--- Material ---
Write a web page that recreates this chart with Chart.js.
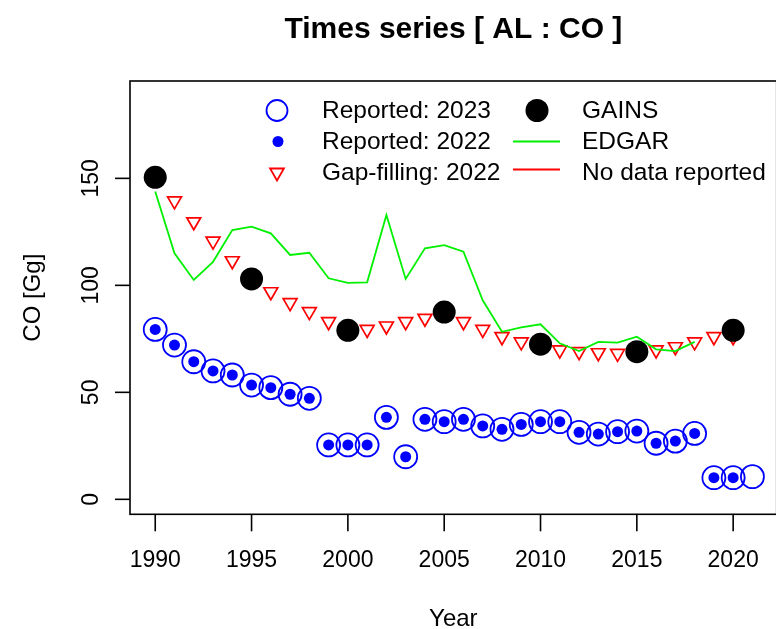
<!DOCTYPE html>
<html>
<head>
<meta charset="utf-8">
<script src="https://cdn.jsdelivr.net/npm/chart.js@4.4.1/dist/chart.umd.min.js"></script>
<style>
  html, body { margin: 0; padding: 0; overflow: hidden; background: #ffffff; }
  #wrap { width: 790px; height: 629px; }
</style>
</head>
<body>
<div id="wrap"><canvas id="c" width="790" height="629"></canvas></div>
<script>
// ---- data (CO emissions, Gg) ----
const reportedYears = [1990,1991,1992,1993,1994,1995,1996,1997,1998,1999,2000,2001,2002,2003,2004,2005,2006,2007,2008,2009,2010,2011,2012,2013,2014,2015,2016,2017,2018,2019,2020,2021];
const reported2023 = [79.4,72.1,64.3,60.0,58.1,53.4,52.2,49.1,47.2,25.4,25.4,25.4,38.3,19.9,37.4,36.3,37.4,34.3,32.7,35.0,36.3,36.3,31.3,30.5,31.6,31.9,26.2,27.2,30.8,10.1,10.1,10.6];
const reported2022 = [79.4,72.1,64.3,60.0,58.1,53.4,52.2,49.1,47.2,25.4,25.4,25.4,38.3,19.9,37.4,36.3,37.4,34.3,32.7,35.0,36.3,36.3,31.3,30.5,31.6,31.9,26.2,27.2,30.8,10.1,10.1];

const gapYears = [1991,1992,1993,1994,1995,1996,1997,1998,1999,2000,2001,2002,2003,2004,2005,2006,2007,2008,2009,2010,2011,2012,2013,2014,2015,2016,2017,2018,2019,2020];
const gapFill2022 = [139.5,129.7,120.7,111.5,103.0,97.0,91.9,87.7,83.0,79.0,79.4,81.0,83.0,84.6,87.5,83.0,79.4,76.0,73.6,72.5,69.8,69.0,68.5,68.2,69.0,69.8,71.3,73.6,76.0,76.0];

const edgarYears = [1990,1991,1992,1993,1994,1995,1996,1997,1998,1999,2000,2001,2002,2003,2004,2005,2006,2007,2008,2009,2010,2011,2012,2013,2014,2015,2016,2017,2018];
const edgar = [143.9,115.0,102.5,111.0,125.8,127.4,124.3,114.2,115.2,103.3,101.2,101.4,132.9,103.0,117.3,118.8,115.7,93.0,78.3,80.4,81.8,72.9,69.3,73.6,73.2,76.0,70.1,69.3,73.6];

const gainsYears = [1990,1995,2000,2005,2010,2015,2020];
const gains = [150.5,103.0,79.0,87.5,72.5,69.0,79.0];

const xTicks = [1990,1995,2000,2005,2010,2015,2020];
const yTicks = [0,50,100,150];

const titleText = 'Times series [ AL : CO ]';
const xTitle = 'Year';
const yTitle = 'CO [Gg]';
const legendLeft = ['Reported: 2023', 'Reported: 2022', 'Gap-filling: 2022'];
const legendRight = ['GAINS', 'EDGAR', 'No data reported'];

const pts = (xs, ys) => xs.map((x, i) => ({ x: x, y: ys[i] }));

const BLUE = '#0000ff', RED = '#ff0000', GREEN = '#00f000', BLACK = '#000000';
const FONT = '"Liberation Sans", Arial, sans-serif';

// frame, axes, titles and legend drawn in base-graphics style
const frame = {
  id: 'frame',
  afterDraw(chart) {
    const ctx = chart.ctx;
    const a = chart.chartArea;
    const xs = chart.scales.x, ys = chart.scales.y;
    ctx.save();
    ctx.strokeStyle = BLACK;
    ctx.fillStyle = BLACK;
    ctx.lineWidth = 1.6;
    ctx.strokeRect(a.left, a.top, a.right - a.left, a.bottom - a.top);

    // x axis
    ctx.font = '23px ' + FONT;
    ctx.textAlign = 'center';
    ctx.textBaseline = 'alphabetic';
    xTicks.forEach(v => {
      const px = xs.getPixelForValue(v);
      ctx.beginPath(); ctx.moveTo(px, a.bottom); ctx.lineTo(px, a.bottom + 17); ctx.stroke();
      ctx.fillText(String(v), px, 567);
    });
    // y axis
    yTicks.forEach(v => {
      const py = ys.getPixelForValue(v);
      ctx.beginPath(); ctx.moveTo(a.left, py); ctx.lineTo(a.left - 15, py); ctx.stroke();
      ctx.save();
      ctx.translate(98, py);
      ctx.rotate(-Math.PI / 2);
      ctx.fillText(String(v), 0, 0);
      ctx.restore();
    });

    // axis titles
    ctx.font = '24px ' + FONT;
    ctx.fillText(xTitle, (a.left + a.right) / 2, 626);
    ctx.save();
    ctx.translate(40, (a.top + a.bottom) / 2);
    ctx.rotate(-Math.PI / 2);
    ctx.fillText(yTitle, 0, 0);
    ctx.restore();

    // main title
    ctx.font = 'bold 30px ' + FONT;
    ctx.fillText(titleText, (a.left + a.right) / 2, 38);

    // legend
    const rows = [110.5, 141.5, 172.5];
    const c1 = 277, t1 = 322, c2 = 537, t2 = 582;
    ctx.font = '24.5px ' + FONT;
    ctx.textAlign = 'left';
    ctx.textBaseline = 'middle';
    legendLeft.forEach((s, i) => ctx.fillText(s, t1, rows[i] + 1));
    legendRight.forEach((s, i) => ctx.fillText(s, t2, rows[i] + 1));

    // symbols, column 1
    ctx.lineWidth = 1.8;
    ctx.strokeStyle = BLUE;
    ctx.beginPath(); ctx.arc(c1, rows[0], 10.5, 0, Math.PI * 2); ctx.stroke();
    ctx.fillStyle = BLUE;
    ctx.beginPath(); ctx.arc(c1 + 1, rows[1], 5.5, 0, Math.PI * 2); ctx.fill();
    ctx.strokeStyle = RED;
    const r = 8, ty = rows[2];
    ctx.beginPath();
    ctx.moveTo(c1, ty + r);
    ctx.lineTo(c1 - r * Math.sin(Math.PI / 3), ty - r / 2);
    ctx.lineTo(c1 + r * Math.sin(Math.PI / 3), ty - r / 2);
    ctx.closePath(); ctx.stroke();

    // symbols, column 2
    ctx.fillStyle = BLACK;
    ctx.beginPath(); ctx.arc(c2, rows[0], 11.5, 0, Math.PI * 2); ctx.fill();
    ctx.lineWidth = 2;
    ctx.strokeStyle = GREEN;
    ctx.beginPath(); ctx.moveTo(c2 - 24, rows[1]); ctx.lineTo(c2 + 23, rows[1]); ctx.stroke();
    ctx.strokeStyle = RED;
    ctx.beginPath(); ctx.moveTo(c2 - 24, rows[2] - 3); ctx.lineTo(c2 + 23, rows[2] - 3); ctx.stroke();
    ctx.restore();
  }
};

new Chart(document.getElementById('c'), {
  type: 'scatter',
  data: {
    datasets: [
      { label: 'GAINS', data: pts(gainsYears, gains), order: 1,
        pointStyle: 'circle', pointRadius: 11.5, pointBackgroundColor: BLACK, pointBorderColor: BLACK, pointBorderWidth: 0, showLine: false },
      { label: 'EDGAR', data: pts(edgarYears, edgar), order: 2,
        showLine: true, borderColor: GREEN, borderWidth: 1.8, pointRadius: 0, tension: 0, fill: false },
      { label: 'Gap-filling: 2022', data: pts(gapYears, gapFill2022), order: 3,
        pointStyle: 'triangle', rotation: 180, pointRadius: 8, pointBorderColor: RED, pointBackgroundColor: 'rgba(0,0,0,0)', pointBorderWidth: 1.7, showLine: false },
      { label: 'Reported: 2022', data: pts(reportedYears.slice(0, reported2022.length), reported2022), order: 4,
        pointStyle: 'circle', pointRadius: 5.5, pointBackgroundColor: BLUE, pointBorderColor: BLUE, pointBorderWidth: 0, showLine: false },
      { label: 'Reported: 2023', data: pts(reportedYears, reported2023), order: 5,
        pointStyle: 'circle', pointRadius: 11.5, pointBackgroundColor: 'rgba(0,0,0,0)', pointBorderColor: BLUE, pointBorderWidth: 1.8, showLine: false }
    ]
  },
  options: {
    responsive: false,
    animation: false,
    devicePixelRatio: 1,
    layout: { padding: { left: 130, right: 9.5, top: 81, bottom: 114.7 } },
    scales: {
      x: { type: 'linear', display: false, min: 1988.69, max: 2022.26 },
      y: { type: 'linear', display: false, min: -7.0, max: 195.5 }
    },
    plugins: {
      legend: { display: false },
      title: { display: false },
      tooltip: { enabled: false }
    },
    elements: { point: { hoverRadius: 0 } }
  },
  plugins: [frame]
});
</script>
</body>
</html>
---
*Exercise task*.
Transcribe the opening line of the listing above, please, and every line after it through the line with "const gains = [150.5,103.0,79.0,87.5,72.5,69.0,79.0];", word for word, without pictures.

*Task response*.
Write a web page that recreates this chart with Chart.js.
<!DOCTYPE html>
<html>
<head>
<meta charset="utf-8">
<script src="https://cdn.jsdelivr.net/npm/chart.js@4.4.1/dist/chart.umd.min.js"></script>
<style>
  html, body { margin: 0; padding: 0; overflow: hidden; background: #ffffff; }
  #wrap { width: 790px; height: 629px; }
</style>
</head>
<body>
<div id="wrap"><canvas id="c" width="790" height="629"></canvas></div>
<script>
// ---- data (CO emissions, Gg) ----
const reportedYears = [1990,1991,1992,1993,1994,1995,1996,1997,1998,1999,2000,2001,2002,2003,2004,2005,2006,2007,2008,2009,2010,2011,2012,2013,2014,2015,2016,2017,2018,2019,2020,2021];
const reported2023 = [79.4,72.1,64.3,60.0,58.1,53.4,52.2,49.1,47.2,25.4,25.4,25.4,38.3,19.9,37.4,36.3,37.4,34.3,32.7,35.0,36.3,36.3,31.3,30.5,31.6,31.9,26.2,27.2,30.8,10.1,10.1,10.6];
const reported2022 = [79.4,72.1,64.3,60.0,58.1,53.4,52.2,49.1,47.2,25.4,25.4,25.4,38.3,19.9,37.4,36.3,37.4,34.3,32.7,35.0,36.3,36.3,31.3,30.5,31.6,31.9,26.2,27.2,30.8,10.1,10.1];

const gapYears = [1991,1992,1993,1994,1995,1996,1997,1998,1999,2000,2001,2002,2003,2004,2005,2006,2007,2008,2009,2010,2011,2012,2013,2014,2015,2016,2017,2018,2019,2020];
const gapFill2022 = [139.5,129.7,120.7,111.5,103.0,97.0,91.9,87.7,83.0,79.0,79.4,81.0,83.0,84.6,87.5,83.0,79.4,76.0,73.6,72.5,69.8,69.0,68.5,68.2,69.0,69.8,71.3,73.6,76.0,76.0];

const edgarYears = [1990,1991,1992,1993,1994,1995,1996,1997,1998,1999,2000,2001,2002,2003,2004,2005,2006,2007,2008,2009,2010,2011,2012,2013,2014,2015,2016,2017,2018];
const edgar = [143.9,115.0,102.5,111.0,125.8,127.4,124.3,114.2,115.2,103.3,101.2,101.4,132.9,103.0,117.3,118.8,115.7,93.0,78.3,80.4,81.8,72.9,69.3,73.6,73.2,76.0,70.1,69.3,73.6];

const gainsYears = [1990,1995,2000,2005,2010,2015,2020];
const gains = [150.5,103.0,79.0,87.5,72.5,69.0,79.0];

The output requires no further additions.